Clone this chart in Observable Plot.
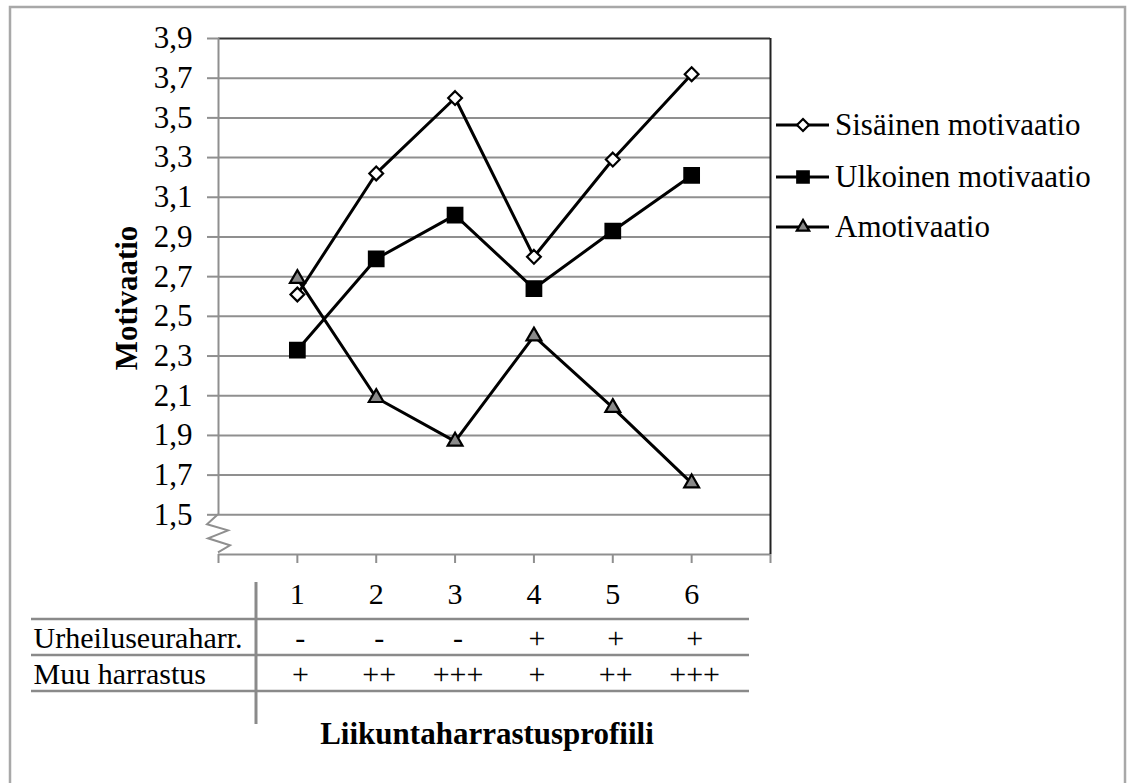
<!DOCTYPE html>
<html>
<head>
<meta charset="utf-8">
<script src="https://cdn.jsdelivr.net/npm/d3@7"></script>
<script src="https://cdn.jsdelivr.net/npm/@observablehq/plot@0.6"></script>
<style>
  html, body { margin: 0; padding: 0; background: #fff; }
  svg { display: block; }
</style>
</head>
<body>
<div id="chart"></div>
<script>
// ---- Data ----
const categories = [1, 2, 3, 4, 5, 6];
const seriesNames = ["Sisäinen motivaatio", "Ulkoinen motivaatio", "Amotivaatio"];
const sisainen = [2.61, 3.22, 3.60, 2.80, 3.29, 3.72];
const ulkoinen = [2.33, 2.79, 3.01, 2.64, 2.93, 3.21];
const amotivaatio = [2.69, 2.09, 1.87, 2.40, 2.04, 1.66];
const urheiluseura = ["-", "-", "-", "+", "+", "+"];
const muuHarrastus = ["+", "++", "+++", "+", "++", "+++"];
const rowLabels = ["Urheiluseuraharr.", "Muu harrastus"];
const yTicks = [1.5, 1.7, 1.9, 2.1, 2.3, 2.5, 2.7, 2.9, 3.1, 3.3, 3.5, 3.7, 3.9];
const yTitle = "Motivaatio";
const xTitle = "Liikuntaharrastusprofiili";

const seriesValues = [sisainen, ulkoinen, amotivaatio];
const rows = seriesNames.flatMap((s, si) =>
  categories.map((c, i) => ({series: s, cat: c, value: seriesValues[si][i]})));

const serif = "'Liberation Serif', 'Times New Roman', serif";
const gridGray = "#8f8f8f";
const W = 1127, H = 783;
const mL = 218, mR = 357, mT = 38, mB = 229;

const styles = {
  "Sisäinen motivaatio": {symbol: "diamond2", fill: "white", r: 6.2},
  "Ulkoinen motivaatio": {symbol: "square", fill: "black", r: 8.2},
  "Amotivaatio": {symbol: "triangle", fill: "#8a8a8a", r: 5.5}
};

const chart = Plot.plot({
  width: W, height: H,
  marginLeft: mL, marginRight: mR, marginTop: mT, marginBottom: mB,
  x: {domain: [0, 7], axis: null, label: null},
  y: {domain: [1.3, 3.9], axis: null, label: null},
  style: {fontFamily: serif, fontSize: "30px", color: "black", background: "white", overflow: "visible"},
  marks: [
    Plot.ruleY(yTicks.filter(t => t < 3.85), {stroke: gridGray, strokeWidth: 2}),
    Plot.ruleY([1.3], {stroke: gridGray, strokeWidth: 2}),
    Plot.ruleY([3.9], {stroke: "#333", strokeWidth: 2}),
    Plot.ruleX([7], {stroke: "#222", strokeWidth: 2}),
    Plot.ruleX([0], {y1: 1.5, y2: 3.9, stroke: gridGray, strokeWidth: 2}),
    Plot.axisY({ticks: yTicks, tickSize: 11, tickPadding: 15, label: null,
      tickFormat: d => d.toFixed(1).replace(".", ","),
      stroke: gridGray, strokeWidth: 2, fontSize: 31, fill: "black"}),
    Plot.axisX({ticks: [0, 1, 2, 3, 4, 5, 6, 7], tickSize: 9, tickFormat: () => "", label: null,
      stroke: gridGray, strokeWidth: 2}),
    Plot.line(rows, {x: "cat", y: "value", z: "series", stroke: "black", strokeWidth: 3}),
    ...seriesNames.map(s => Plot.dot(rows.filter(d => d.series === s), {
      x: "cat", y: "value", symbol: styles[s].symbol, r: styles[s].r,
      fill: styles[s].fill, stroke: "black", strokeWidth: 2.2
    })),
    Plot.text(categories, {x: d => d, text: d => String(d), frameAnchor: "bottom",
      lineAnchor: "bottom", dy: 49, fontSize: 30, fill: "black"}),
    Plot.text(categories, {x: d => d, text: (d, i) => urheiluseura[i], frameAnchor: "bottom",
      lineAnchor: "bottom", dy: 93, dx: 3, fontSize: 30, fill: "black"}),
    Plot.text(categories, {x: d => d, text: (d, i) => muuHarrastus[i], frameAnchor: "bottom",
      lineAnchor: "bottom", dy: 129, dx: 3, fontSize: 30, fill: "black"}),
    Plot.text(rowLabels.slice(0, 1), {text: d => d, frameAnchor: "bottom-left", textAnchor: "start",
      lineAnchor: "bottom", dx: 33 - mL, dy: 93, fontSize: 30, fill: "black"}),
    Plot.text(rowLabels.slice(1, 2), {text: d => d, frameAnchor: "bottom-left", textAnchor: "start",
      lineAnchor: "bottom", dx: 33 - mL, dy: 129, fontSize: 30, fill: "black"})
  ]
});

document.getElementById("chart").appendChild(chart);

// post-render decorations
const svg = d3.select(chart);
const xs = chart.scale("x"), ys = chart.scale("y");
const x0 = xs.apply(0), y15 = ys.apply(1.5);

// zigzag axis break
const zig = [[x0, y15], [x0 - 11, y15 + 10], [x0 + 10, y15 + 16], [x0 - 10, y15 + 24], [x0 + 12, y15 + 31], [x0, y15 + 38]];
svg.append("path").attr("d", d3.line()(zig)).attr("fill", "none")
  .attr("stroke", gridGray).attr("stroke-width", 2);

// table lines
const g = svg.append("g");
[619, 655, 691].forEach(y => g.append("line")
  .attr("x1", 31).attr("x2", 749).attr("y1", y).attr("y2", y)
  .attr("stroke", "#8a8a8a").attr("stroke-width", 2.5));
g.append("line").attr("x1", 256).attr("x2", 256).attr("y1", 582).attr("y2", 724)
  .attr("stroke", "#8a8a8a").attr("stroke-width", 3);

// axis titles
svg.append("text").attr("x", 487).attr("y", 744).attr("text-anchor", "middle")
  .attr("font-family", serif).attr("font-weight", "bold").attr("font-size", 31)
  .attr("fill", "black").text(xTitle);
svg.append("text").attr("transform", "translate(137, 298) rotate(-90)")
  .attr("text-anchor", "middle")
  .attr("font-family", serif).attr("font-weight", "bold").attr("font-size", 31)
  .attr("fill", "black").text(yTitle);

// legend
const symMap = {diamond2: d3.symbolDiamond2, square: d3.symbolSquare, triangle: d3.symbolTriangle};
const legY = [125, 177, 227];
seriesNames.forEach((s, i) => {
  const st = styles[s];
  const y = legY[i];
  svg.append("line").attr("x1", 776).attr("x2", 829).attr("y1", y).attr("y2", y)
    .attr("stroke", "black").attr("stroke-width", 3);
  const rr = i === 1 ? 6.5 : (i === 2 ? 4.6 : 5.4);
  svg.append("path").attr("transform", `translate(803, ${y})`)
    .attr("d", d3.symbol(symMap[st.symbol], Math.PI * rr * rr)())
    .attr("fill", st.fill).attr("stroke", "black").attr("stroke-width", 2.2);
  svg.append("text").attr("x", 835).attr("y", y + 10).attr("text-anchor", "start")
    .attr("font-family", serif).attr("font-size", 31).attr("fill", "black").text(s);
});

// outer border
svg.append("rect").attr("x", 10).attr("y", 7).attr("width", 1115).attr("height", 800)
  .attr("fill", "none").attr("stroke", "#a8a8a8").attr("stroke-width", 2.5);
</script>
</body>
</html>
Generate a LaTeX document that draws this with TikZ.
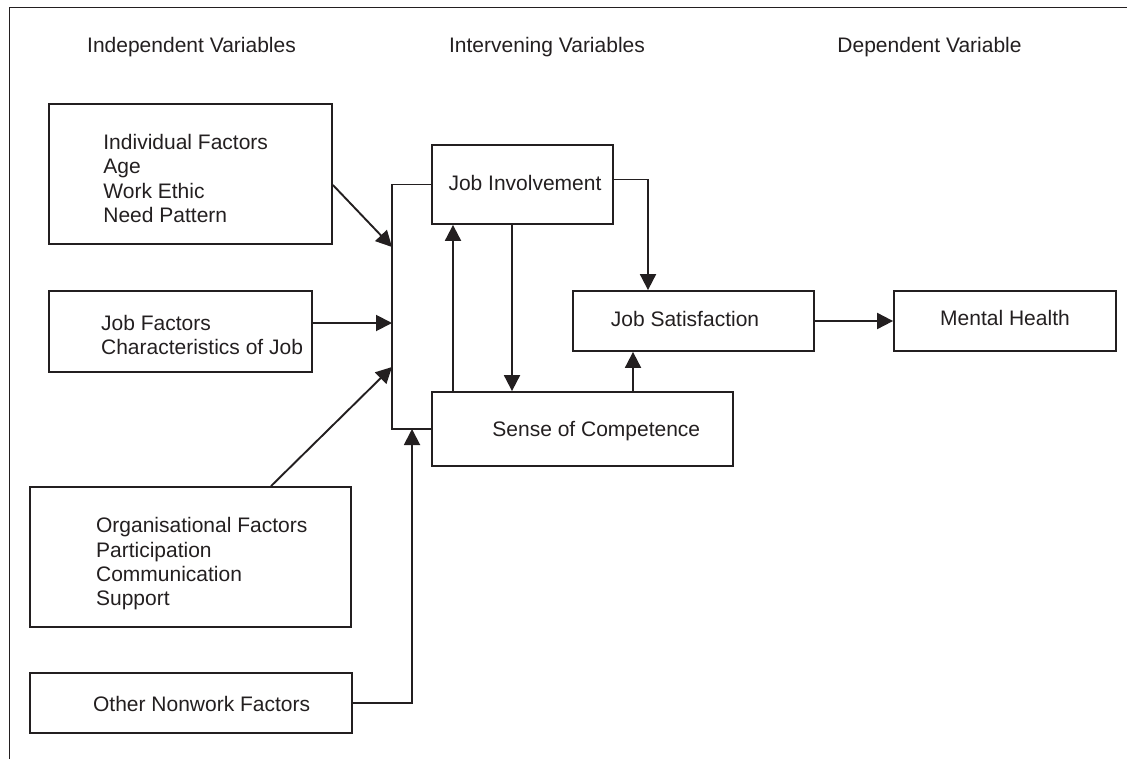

**Written request:**
Write out every entry again word for word, without any of the pictures.

**Solution to this exercise:**
Clone this chart in Observable Plot.
<!DOCTYPE html>
<html>
<head>
<meta charset="utf-8">
<script src="https://cdn.jsdelivr.net/npm/d3@7"></script>
<script src="https://cdn.jsdelivr.net/npm/@observablehq/plot@0.6"></script>
<style>
  html, body { margin: 0; padding: 0; background: #fff; }
  svg { display: block; }
</style>
</head>
<body>
<div id="chart"></div>
<script>
// ---- Data ----
const categories = [1, 2, 3, 4, 5, 6];
const seriesNames = ["Sisäinen motivaatio", "Ulkoinen motivaatio", "Amotivaatio"];
const sisainen = [2.61, 3.22, 3.60, 2.80, 3.29, 3.72];
const ulkoinen = [2.33, 2.79, 3.01, 2.64, 2.93, 3.21];
const amotivaatio = [2.69, 2.09, 1.87, 2.40, 2.04, 1.66];
const urheiluseura = ["-", "-", "-", "+", "+", "+"];
const muuHarrastus = ["+", "++", "+++", "+", "++", "+++"];
const rowLabels = ["Urheiluseuraharr.", "Muu harrastus"];
const yTicks = [1.5, 1.7, 1.9, 2.1, 2.3, 2.5, 2.7, 2.9, 3.1, 3.3, 3.5, 3.7, 3.9];
const yTitle = "Motivaatio";
const xTitle = "Liikuntaharrastusprofiili";

const seriesValues = [sisainen, ulkoinen, amotivaatio];
const rows = seriesNames.flatMap((s, si) =>
  categories.map((c, i) => ({series: s, cat: c, value: seriesValues[si][i]})));

const serif = "'Liberation Serif', 'Times New Roman', serif";
const gridGray = "#8f8f8f";
const W = 1127, H = 783;
const mL = 218, mR = 357, mT = 38, mB = 229;

const styles = {
  "Sisäinen motivaatio": {symbol: "diamond2", fill: "white", r: 6.2},
  "Ulkoinen motivaatio": {symbol: "square", fill: "black", r: 8.2},
  "Amotivaatio": {symbol: "triangle", fill: "#8a8a8a", r: 5.5}
};

const chart = Plot.plot({
  width: W, height: H,
  marginLeft: mL, marginRight: mR, marginTop: mT, marginBottom: mB,
  x: {domain: [0, 7], axis: null, label: null},
  y: {domain: [1.3, 3.9], axis: null, label: null},
  style: {fontFamily: serif, fontSize: "30px", color: "black", background: "white", overflow: "visible"},
  marks: [
    Plot.ruleY(yTicks.filter(t => t < 3.85), {stroke: gridGray, strokeWidth: 2}),
    Plot.ruleY([1.3], {stroke: gridGray, strokeWidth: 2}),
    Plot.ruleY([3.9], {stroke: "#333", strokeWidth: 2}),
    Plot.ruleX([7], {stroke: "#222", strokeWidth: 2}),
    Plot.ruleX([0], {y1: 1.5, y2: 3.9, stroke: gridGray, strokeWidth: 2}),
    Plot.axisY({ticks: yTicks, tickSize: 11, tickPadding: 15, label: null,
      tickFormat: d => d.toFixed(1).replace(".", ","),
      stroke: gridGray, strokeWidth: 2, fontSize: 31, fill: "black"}),
    Plot.axisX({ticks: [0, 1, 2, 3, 4, 5, 6, 7], tickSize: 9, tickFormat: () => "", label: null,
      stroke: gridGray, strokeWidth: 2}),
    Plot.line(rows, {x: "cat", y: "value", z: "series", stroke: "black", strokeWidth: 3}),
    ...seriesNames.map(s => Plot.dot(rows.filter(d => d.series === s), {
      x: "cat", y: "value", symbol: styles[s].symbol, r: styles[s].r,
      fill: styles[s].fill, stroke: "black", strokeWidth: 2.2
    })),
    Plot.text(categories, {x: d => d, text: d => String(d), frameAnchor: "bottom",
      lineAnchor: "bottom", dy: 49, fontSize: 30, fill: "black"}),
    Plot.text(categories, {x: d => d, text: (d, i) => urheiluseura[i], frameAnchor: "bottom",
      lineAnchor: "bottom", dy: 93, dx: 3, fontSize: 30, fill: "black"}),
    Plot.text(categories, {x: d => d, text: (d, i) => muuHarrastus[i], frameAnchor: "bottom",
      lineAnchor: "bottom", dy: 129, dx: 3, fontSize: 30, fill: "black"}),
    Plot.text(rowLabels.slice(0, 1), {text: d => d, frameAnchor: "bottom-left", textAnchor: "start",
      lineAnchor: "bottom", dx: 33 - mL, dy: 93, fontSize: 30, fill: "black"}),
    Plot.text(rowLabels.slice(1, 2), {text: d => d, frameAnchor: "bottom-left", textAnchor: "start",
      lineAnchor: "bottom", dx: 33 - mL, dy: 129, fontSize: 30, fill: "black"})
  ]
});

document.getElementById("chart").appendChild(chart);

// post-render decorations
const svg = d3.select(chart);
const xs = chart.scale("x"), ys = chart.scale("y");
const x0 = xs.apply(0), y15 = ys.apply(1.5);

// zigzag axis break
const zig = [[x0, y15], [x0 - 11, y15 + 10], [x0 + 10, y15 + 16], [x0 - 10, y15 + 24], [x0 + 12, y15 + 31], [x0, y15 + 38]];
svg.append("path").attr("d", d3.line()(zig)).attr("fill", "none")
  .attr("stroke", gridGray).attr("stroke-width", 2);

// table lines
const g = svg.append("g");
[619, 655, 691].forEach(y => g.append("line")
  .attr("x1", 31).attr("x2", 749).attr("y1", y).attr("y2", y)
  .attr("stroke", "#8a8a8a").attr("stroke-width", 2.5));
g.append("line").attr("x1", 256).attr("x2", 256).attr("y1", 582).attr("y2", 724)
  .attr("stroke", "#8a8a8a").attr("stroke-width", 3);

// axis titles
svg.append("text").attr("x", 487).attr("y", 744).attr("text-anchor", "middle")
  .attr("font-family", serif).attr("font-weight", "bold").attr("font-size", 31)
  .attr("fill", "black").text(xTitle);
svg.append("text").attr("transform", "translate(137, 298) rotate(-90)")
  .attr("text-anchor", "middle")
  .attr("font-family", serif).attr("font-weight", "bold").attr("font-size", 31)
  .attr("fill", "black").text(yTitle);

// legend
const symMap = {diamond2: d3.symbolDiamond2, square: d3.symbolSquare, triangle: d3.symbolTriangle};
const legY = [125, 177, 227];
seriesNames.forEach((s, i) => {
  const st = styles[s];
  const y = legY[i];
  svg.append("line").attr("x1", 776).attr("x2", 829).attr("y1", y).attr("y2", y)
    .attr("stroke", "black").attr("stroke-width", 3);
  const rr = i === 1 ? 6.5 : (i === 2 ? 4.6 : 5.4);
  svg.append("path").attr("transform", `translate(803, ${y})`)
    .attr("d", d3.symbol(symMap[st.symbol], Math.PI * rr * rr)())
    .attr("fill", st.fill).attr("stroke", "black").attr("stroke-width", 2.2);
  svg.append("text").attr("x", 835).attr("y", y + 10).attr("text-anchor", "start")
    .attr("font-family", serif).attr("font-size", 31).attr("fill", "black").text(s);
});

// outer border
svg.append("rect").attr("x", 10).attr("y", 7).attr("width", 1115).attr("height", 800)
  .attr("fill", "none").attr("stroke", "#a8a8a8").attr("stroke-width", 2.5);
</script>
</body>
</html>
Generate a LaTeX document that draws this with TikZ.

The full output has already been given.